Any wonder the likely new president of France, Emmanuel Macron, cannot conceal his excitement at thought of coming to power. The president of France has great executive power, with all the regal trappings as if he is the king whose head they, the people, guillotined in 1793, in one of the world's finest cities with a storied past.
Hear the clamour of 1793 Paris streets lined with cheering citizens as Louis XVI's horse-drawn cart clattered over cobblestones on the way to the guillotine. See him, a rather plump man of yet regal dignity in his last moments. The drums drown out his last words, having previously asked if any news of La Perouse the great French navigator long overdue on his return from a voyage around the globe.

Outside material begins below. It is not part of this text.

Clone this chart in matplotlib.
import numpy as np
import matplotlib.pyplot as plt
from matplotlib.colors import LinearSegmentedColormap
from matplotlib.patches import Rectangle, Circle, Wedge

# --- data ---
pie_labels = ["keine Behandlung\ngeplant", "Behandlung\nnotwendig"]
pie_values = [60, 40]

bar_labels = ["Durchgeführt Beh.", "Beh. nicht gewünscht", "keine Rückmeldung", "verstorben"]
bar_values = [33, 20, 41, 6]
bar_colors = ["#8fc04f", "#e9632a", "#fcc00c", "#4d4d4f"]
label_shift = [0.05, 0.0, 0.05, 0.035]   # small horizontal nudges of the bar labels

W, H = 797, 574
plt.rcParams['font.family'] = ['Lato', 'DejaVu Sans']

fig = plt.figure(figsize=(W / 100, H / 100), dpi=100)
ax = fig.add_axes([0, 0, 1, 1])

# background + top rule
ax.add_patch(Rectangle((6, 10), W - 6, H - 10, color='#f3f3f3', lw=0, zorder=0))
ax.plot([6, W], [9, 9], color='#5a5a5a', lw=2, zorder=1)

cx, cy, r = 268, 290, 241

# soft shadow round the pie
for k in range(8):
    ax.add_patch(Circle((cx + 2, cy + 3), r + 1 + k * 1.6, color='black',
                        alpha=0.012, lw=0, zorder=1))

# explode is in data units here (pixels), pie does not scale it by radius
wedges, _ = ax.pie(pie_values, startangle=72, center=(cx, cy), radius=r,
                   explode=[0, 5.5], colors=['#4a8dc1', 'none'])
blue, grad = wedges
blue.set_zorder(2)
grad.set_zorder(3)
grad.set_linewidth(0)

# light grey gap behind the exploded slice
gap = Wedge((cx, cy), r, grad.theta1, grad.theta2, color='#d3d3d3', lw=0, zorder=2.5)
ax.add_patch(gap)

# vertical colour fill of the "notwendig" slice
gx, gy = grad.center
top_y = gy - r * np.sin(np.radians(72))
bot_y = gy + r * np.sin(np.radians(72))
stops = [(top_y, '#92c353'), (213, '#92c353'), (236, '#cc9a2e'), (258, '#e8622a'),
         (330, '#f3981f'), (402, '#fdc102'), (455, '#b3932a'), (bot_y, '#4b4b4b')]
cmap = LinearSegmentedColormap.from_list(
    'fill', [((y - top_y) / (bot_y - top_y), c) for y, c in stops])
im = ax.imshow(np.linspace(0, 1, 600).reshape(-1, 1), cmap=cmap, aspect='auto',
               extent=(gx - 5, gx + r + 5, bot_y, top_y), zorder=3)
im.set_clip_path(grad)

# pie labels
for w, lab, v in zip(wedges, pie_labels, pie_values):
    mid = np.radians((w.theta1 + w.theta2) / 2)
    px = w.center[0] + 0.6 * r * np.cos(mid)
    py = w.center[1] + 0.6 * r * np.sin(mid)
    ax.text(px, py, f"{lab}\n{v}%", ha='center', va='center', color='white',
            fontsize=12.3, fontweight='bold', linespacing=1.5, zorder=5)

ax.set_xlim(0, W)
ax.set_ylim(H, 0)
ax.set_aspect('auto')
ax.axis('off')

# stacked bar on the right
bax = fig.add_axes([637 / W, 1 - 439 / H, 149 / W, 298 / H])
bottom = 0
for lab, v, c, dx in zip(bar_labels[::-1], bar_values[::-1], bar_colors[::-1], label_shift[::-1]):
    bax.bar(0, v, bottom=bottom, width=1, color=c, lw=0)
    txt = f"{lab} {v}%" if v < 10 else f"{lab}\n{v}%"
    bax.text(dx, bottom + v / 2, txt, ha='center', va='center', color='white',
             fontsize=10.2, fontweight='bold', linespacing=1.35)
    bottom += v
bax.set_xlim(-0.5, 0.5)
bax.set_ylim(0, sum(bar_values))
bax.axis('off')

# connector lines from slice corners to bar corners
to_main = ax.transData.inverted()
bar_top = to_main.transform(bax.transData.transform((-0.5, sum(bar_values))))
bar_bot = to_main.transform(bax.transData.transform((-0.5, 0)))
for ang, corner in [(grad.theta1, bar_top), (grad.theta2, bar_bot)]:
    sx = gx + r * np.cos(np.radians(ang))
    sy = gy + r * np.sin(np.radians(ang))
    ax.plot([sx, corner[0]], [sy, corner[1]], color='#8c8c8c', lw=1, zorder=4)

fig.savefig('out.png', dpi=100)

Unless Marine le Pen shocks the world and beats Macron, he and his much older schoolteacher wife will step into a Paris palace and live an entirely different life. Makes you understand why his fiery speeches are thunderous at times. He can smell the power.

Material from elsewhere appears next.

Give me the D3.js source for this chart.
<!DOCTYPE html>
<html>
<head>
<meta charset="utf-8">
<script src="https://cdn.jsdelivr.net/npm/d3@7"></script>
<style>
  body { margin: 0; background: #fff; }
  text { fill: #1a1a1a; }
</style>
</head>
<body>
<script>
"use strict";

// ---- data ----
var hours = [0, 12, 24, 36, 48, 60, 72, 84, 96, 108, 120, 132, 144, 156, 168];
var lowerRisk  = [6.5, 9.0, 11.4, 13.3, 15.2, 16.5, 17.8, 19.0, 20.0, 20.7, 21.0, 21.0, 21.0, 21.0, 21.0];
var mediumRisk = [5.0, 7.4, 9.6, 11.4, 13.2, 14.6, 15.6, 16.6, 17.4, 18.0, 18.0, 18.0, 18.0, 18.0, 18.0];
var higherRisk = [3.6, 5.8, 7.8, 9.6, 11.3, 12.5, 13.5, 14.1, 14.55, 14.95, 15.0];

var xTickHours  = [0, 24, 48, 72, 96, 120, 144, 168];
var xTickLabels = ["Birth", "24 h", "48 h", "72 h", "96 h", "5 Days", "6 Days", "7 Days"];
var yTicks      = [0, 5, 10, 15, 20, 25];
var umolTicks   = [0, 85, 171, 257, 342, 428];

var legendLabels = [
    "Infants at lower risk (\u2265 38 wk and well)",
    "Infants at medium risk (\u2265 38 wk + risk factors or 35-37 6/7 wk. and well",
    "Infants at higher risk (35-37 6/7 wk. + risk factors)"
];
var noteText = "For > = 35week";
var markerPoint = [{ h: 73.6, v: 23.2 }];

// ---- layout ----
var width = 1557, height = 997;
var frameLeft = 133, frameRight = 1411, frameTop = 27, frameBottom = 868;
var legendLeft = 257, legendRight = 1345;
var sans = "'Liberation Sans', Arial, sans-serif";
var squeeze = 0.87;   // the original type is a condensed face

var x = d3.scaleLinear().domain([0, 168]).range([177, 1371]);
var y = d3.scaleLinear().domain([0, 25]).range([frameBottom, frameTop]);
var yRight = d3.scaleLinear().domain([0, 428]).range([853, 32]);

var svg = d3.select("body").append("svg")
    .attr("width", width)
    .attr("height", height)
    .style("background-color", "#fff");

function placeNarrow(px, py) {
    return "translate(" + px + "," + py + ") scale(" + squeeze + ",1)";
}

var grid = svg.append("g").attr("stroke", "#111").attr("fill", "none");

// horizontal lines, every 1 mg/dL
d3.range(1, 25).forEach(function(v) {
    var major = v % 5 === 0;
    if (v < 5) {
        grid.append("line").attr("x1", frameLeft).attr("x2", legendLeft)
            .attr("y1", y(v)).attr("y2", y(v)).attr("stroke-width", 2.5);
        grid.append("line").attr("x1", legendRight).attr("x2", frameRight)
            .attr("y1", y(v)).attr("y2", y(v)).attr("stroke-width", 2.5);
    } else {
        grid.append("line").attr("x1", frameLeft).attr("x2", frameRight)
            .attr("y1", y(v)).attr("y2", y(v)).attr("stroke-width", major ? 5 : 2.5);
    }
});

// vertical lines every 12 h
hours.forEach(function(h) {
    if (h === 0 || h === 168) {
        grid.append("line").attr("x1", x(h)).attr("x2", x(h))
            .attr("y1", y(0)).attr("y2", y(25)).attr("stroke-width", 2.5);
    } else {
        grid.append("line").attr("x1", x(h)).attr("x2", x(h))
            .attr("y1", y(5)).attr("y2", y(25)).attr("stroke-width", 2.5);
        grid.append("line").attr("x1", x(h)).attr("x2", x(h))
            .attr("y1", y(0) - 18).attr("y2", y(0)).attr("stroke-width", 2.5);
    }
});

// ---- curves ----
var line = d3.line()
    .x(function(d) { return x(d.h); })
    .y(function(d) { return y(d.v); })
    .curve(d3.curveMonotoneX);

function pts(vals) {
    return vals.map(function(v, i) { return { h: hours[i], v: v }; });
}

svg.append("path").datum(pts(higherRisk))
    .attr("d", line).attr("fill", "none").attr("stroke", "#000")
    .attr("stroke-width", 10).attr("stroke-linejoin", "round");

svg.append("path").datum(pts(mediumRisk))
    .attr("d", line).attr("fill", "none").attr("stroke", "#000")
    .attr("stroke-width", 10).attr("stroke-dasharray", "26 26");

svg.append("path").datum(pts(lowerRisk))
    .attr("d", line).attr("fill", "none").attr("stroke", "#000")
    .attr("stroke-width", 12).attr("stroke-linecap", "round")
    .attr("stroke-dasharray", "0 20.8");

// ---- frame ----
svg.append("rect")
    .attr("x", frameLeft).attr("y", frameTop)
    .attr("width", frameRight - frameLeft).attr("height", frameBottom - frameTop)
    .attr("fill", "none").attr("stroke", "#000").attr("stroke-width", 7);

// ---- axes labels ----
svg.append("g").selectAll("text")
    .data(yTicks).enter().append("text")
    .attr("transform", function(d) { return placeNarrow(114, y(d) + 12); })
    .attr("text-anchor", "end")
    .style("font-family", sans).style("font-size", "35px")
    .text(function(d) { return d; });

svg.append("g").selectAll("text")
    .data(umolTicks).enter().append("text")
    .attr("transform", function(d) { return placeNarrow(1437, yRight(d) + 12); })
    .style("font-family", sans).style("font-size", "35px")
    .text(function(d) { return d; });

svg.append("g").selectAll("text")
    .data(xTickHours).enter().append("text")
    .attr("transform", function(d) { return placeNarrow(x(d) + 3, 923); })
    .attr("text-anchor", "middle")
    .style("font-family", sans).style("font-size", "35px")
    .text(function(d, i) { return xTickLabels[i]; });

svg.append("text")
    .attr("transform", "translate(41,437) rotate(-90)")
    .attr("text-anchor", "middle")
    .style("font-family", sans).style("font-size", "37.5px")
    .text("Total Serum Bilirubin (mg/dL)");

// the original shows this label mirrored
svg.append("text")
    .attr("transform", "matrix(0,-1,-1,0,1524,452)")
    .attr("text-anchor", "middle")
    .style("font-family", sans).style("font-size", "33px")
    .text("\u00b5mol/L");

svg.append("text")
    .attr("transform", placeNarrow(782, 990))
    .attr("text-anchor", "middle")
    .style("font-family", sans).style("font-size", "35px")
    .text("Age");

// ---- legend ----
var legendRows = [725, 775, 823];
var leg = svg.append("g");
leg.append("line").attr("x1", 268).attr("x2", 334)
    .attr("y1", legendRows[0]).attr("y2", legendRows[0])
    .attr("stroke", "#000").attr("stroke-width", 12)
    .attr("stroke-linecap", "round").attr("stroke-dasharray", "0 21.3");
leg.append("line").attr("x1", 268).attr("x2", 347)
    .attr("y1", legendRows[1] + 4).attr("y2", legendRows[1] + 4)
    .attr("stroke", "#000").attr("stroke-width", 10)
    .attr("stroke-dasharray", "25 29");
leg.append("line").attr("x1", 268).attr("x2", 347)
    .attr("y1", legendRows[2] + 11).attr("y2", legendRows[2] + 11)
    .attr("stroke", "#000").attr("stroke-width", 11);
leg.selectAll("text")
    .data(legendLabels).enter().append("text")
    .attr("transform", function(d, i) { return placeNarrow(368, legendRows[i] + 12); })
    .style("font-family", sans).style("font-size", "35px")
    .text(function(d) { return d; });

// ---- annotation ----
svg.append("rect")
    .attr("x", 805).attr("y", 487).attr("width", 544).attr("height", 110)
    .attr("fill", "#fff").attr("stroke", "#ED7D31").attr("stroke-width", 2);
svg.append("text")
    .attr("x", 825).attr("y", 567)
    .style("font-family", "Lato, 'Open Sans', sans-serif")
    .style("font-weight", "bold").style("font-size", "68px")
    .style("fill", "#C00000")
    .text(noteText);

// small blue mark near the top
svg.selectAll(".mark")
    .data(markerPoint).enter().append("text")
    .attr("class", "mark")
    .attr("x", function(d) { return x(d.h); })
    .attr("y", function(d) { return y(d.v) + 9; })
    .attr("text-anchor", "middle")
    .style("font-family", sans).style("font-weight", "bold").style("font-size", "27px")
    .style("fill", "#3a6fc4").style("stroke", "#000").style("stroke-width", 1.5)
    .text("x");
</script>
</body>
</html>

He's stepping into Napoleon's shoes, if in a less self-glorified manner and, of course, in very different times. We have on our apartment passageway wall a graph showing how Napoleon departed France with 400,000 men to go conquer Russia; and came back with just 4000, a defeat in any language.
But the French remember Napoleon with more respect than contempt. In their funny, ambiguous, often contradictory way, the French remember and revere a lot of their presidents Every head is turned towards central government, that being Paris, itself a country within one.